I have already put $$\displaystyle \bigtriangledown f = \lambda \bigtriangledown g$$
Getting the following 4 equations... Where do I go from here?
$$\displaystyle 4\lambda x^3=4$$
$$\displaystyle 4\lambda y^3=-1/2$$
$$\displaystyle 4\lambda z^3=27/2$$
$$\displaystyle x^4+y^4+z^4=1$$

#### pickslides

MHF Helper
Getting the following 4 equations... Where do I go from here?
$$\displaystyle 4\lambda x^3=4$$
$$\displaystyle 4\lambda y^3=-1/2$$
$$\displaystyle 4\lambda z^3=27/2$$
$$\displaystyle x^4+y^4+z^4=1$$
Solve the system, you have equations and 4 unknowns.

#### keysar7

I know I need to solve...

There are 4 unknowns (counting λ) but variables x, y, z are raised to the power of 4.

I don't know how to solve this system... Any help?

Last edited:

#### pickslides

MHF Helper
$$\displaystyle 4\lambda x^3=4\implies x^3= \frac{4}{4\lambda }\implies x^3= \frac{1}{\lambda }\implies x= \frac{1}{\sqrt[3]{\lambda}}$$

Do this for the next 2 equations

Then $$\displaystyle x^4+y^4+z^4=1$$ becomes $$\displaystyle \left( \frac{1}{\sqrt[3]{\lambda}}\right)^4+y^4+z^4=1$$

Your work will replace $$\displaystyle y$$ and $$\displaystyle z$$ with a function of $$\displaystyle \lambda$$

You will then have a solution for $$\displaystyle \lambda$$ and use this to find $$\displaystyle x,y,z$$

#### HallsofIvy

MHF Helper
I'm trying to find the minimum and maximum values of
$$\displaystyle f(x,y,z,) = (4x - 1/2y + 27/2 z)$$

on the surface of $$\displaystyle g=x^4+y^4+z^4=1$$

I have already put $$\displaystyle \bigtriangledown f = \lambda \bigtriangledown g$$
Getting the following 4 equations... Where do I go from here?
$$\displaystyle 4\lambda x^3=4$$
$$\displaystyle 4\lambda y^3=-1/2$$
$$\displaystyle 4\lambda z^3=27/2$$
$$\displaystyle x^4+y^4+z^4=1$$
Since the value of $$\displaystyle \lambda$$ is not part of the solution, I often find it best to eliminate $$\displaystyle \lambda$$ first by dividing one equation by another.

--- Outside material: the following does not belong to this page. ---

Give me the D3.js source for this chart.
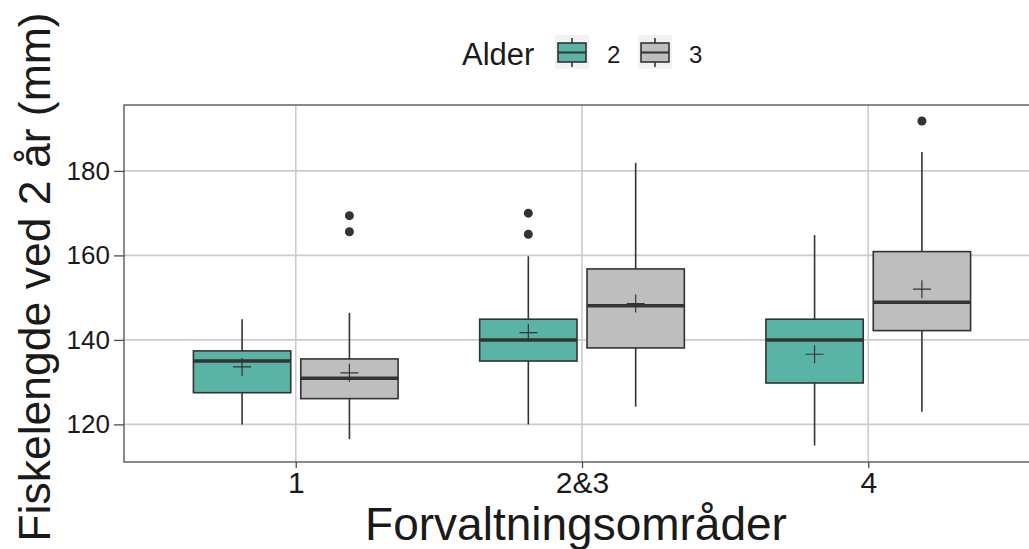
<!DOCTYPE html>
<html>
<head>
<meta charset="utf-8">
<script src="https://cdn.jsdelivr.net/npm/d3@7"></script>
<style>
  body { margin: 0; background: #fff; }
  text { font-family: "Liberation Sans", Arial, sans-serif; fill: #1a1a1a; }
</style>
</head>
<body>
<div id="chart"></div>
<script>
// —————————— DATA
var categories = ["1", "2&3", "4"];
var groups = ["2", "3"];
var groupColors = ["#5ab4a6", "#bebebe"];

// box stats per group, in category order
var lowWhisker2  = [120, 120, 115];
var q1_2         = [127.5, 135, 129.8];
var median2      = [135, 140, 140];
var q3_2         = [137.4, 144.9, 144.9];
var highWhisker2 = [144.9, 159.8, 164.8];
var mean2        = [133.6, 141.7, 136.6];
var outliers2    = [[], [165, 170], []];

var lowWhisker3  = [116.5, 124.2, 123];
var q1_3         = [126.1, 138.1, 142.2];
var median3      = [130.9, 148.1, 148.9];
var q3_3         = [135.5, 156.8, 160.9];
var highWhisker3 = [146.4, 181.9, 184.5];
var mean3        = [132.2, 148.6, 152];
var outliers3    = [[165.6, 169.4], [], [191.8]];

var yTicks = [120, 140, 160, 180];

// —————————— LAYOUT
var W = 1029, H = 549;
var margin = {top: 105, right: -11, bottom: 87, left: 124};
var width = W - margin.left - margin.right,
    height = H - margin.top - margin.bottom;

var svg = d3.select("#chart").append("svg")
    .attr("width", W)
    .attr("height", H);

svg.append("rect").attr("width", W).attr("height", H).attr("fill", "#fff");

var g = svg.append("g")
    .attr("transform", "translate(" + margin.left + "," + margin.top + ")");

var x = d3.scalePoint().domain(categories).range([0, width]).padding(0.6);
var y = d3.scaleLinear().domain([111.1, 195.6]).range([height, 0]);

var dodge = d3.scaleBand().domain(groups).range([-x.step() * 0.375, x.step() * 0.375]);
var boxW = x.step() * 0.34;

// build rows from arrays
var rows = [];
categories.forEach(function(c, i) {
  rows.push({cat: c, grp: "2", lo: lowWhisker2[i], q1: q1_2[i], med: median2[i], q3: q3_2[i], hi: highWhisker2[i], mean: mean2[i], out: outliers2[i]});
  rows.push({cat: c, grp: "3", lo: lowWhisker3[i], q1: q1_3[i], med: median3[i], q3: q3_3[i], hi: highWhisker3[i], mean: mean3[i], out: outliers3[i]});
});
var color = d3.scaleOrdinal().domain(groups).range(groupColors);
function cx(d) { return x(d.cat) + dodge(d.grp) + dodge.bandwidth() / 2; }

// —————————— GRID
g.selectAll(".hgrid").data(yTicks).enter().append("line")
  .attr("x1", 0).attr("x2", width)
  .attr("y1", d => y(d)).attr("y2", d => y(d))
  .attr("stroke", "#cccccc").attr("stroke-width", 1.6);
g.selectAll(".vgrid").data(categories).enter().append("line")
  .attr("x1", d => x(d)).attr("x2", d => x(d))
  .attr("y1", 0).attr("y2", height)
  .attr("stroke", "#cccccc").attr("stroke-width", 1.6);

// —————————— BOXES
var box = g.selectAll(".box").data(rows).enter().append("g");

box.append("line")
  .attr("x1", cx).attr("x2", cx)
  .attr("y1", d => y(d.lo)).attr("y2", d => y(d.hi))
  .attr("stroke", "#333").attr("stroke-width", 1.6);

box.append("rect")
  .attr("x", d => cx(d) - boxW / 2).attr("width", boxW)
  .attr("y", d => y(d.q3)).attr("height", d => y(d.q1) - y(d.q3))
  .attr("fill", d => color(d.grp))
  .attr("stroke", "#333").attr("stroke-width", 1.6);

box.append("line")
  .attr("x1", d => cx(d) - boxW / 2).attr("x2", d => cx(d) + boxW / 2)
  .attr("y1", d => y(d.med)).attr("y2", d => y(d.med))
  .attr("stroke", "#333").attr("stroke-width", 3.5);

box.selectAll(".out").data(d => d.out.map(v => ({v: v, d: d}))).enter().append("circle")
  .attr("cx", o => cx(o.d)).attr("cy", o => y(o.v)).attr("r", 4.5)
  .attr("fill", "#333");

// mean cross
box.append("path")
  .attr("d", d => "M" + (cx(d) - 9) + "," + y(d.mean) + "h18M" + cx(d) + "," + (y(d.mean) - 9) + "v18")
  .attr("stroke", "#333").attr("stroke-width", 1.2).attr("fill", "none");

// —————————— PANEL BORDER & AXES
g.append("rect").attr("width", width).attr("height", height)
  .attr("fill", "none").attr("stroke", "#4d4d4d").attr("stroke-width", 1.3);

var yAxis = g.append("g").call(d3.axisLeft(y).tickValues(yTicks).tickSize(10).tickPadding(4));
yAxis.select(".domain").remove();
yAxis.selectAll(".tick line").attr("stroke", "#4d4d4d").attr("stroke-width", 1.3);
yAxis.selectAll(".tick text").attr("font-size", 26).attr("fill", "#1a1a1a")
  .style("font-family", "Liberation Sans, Arial, sans-serif");

var xAxis = g.append("g").attr("transform", "translate(0," + height + ")")
  .call(d3.axisBottom(x).tickSize(6).tickPadding(4));
xAxis.select(".domain").remove();
xAxis.selectAll(".tick line").attr("stroke", "#4d4d4d").attr("stroke-width", 1.3);
xAxis.selectAll(".tick text").attr("font-size", 30).attr("fill", "#1a1a1a")
  .style("font-family", "Liberation Sans, Arial, sans-serif");

// titles
svg.append("text")
  .attr("x", 576).attr("y", 540)
  .attr("text-anchor", "middle").attr("font-size", 46)
  .text("Forvaltningsområder");

svg.append("text")
  .attr("transform", "translate(50," + 277 + ") rotate(-90)")
  .attr("text-anchor", "middle").attr("font-size", 44.5)
  .text("Fiskelengde ved 2 år (mm)");

// —————————— LEGEND
var legend = svg.append("g");
legend.append("text").attr("x", 462).attr("y", 65).attr("font-size", 31).text("Alder");

var keyX = [555, 638];
var labelX = [607, 689];
groups.forEach(function(grp, i) {
  var k = legend.append("g").attr("transform", "translate(" + keyX[i] + ",35)");
  k.append("rect").attr("width", 34).attr("height", 34).attr("fill", "#f2f2f2");
  k.append("line").attr("x1", 17).attr("x2", 17).attr("y1", 3).attr("y2", 32)
    .attr("stroke", "#333").attr("stroke-width", 1.6);
  k.append("rect").attr("x", 3).attr("y", 8).attr("width", 28).attr("height", 19)
    .attr("fill", color(grp)).attr("stroke", "#333").attr("stroke-width", 1.6);
  k.append("line").attr("x1", 3).attr("x2", 31).attr("y1", 17.5).attr("y2", 17.5)
    .attr("stroke", "#333").attr("stroke-width", 2);
  legend.append("text").attr("x", labelX[i]).attr("y", 63).attr("font-size", 24).text(grp);
});
</script>
</body>
</html>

Dividing the first equation by the second gives $$\displaystyle \frac{4\lambda x^3}{4\lambda y^3}= \frac{4}{-1/2}$$ or $$\displaystyle \frac{x^3}{y^3}= -8$$ so $$\displaystyle x= -2y$$.

Dividing the third equation by the second gives $$\displaystyle \frac{4\lambda z^3}{4\lambda y^3}= \frac{27/2}{-1/2}= \frac{z^3}{y^3}= -27$$ so $$\displaystyle z= -3y$$.

Putting x= -2y and z= -3y into the last equation gives a single equation for y.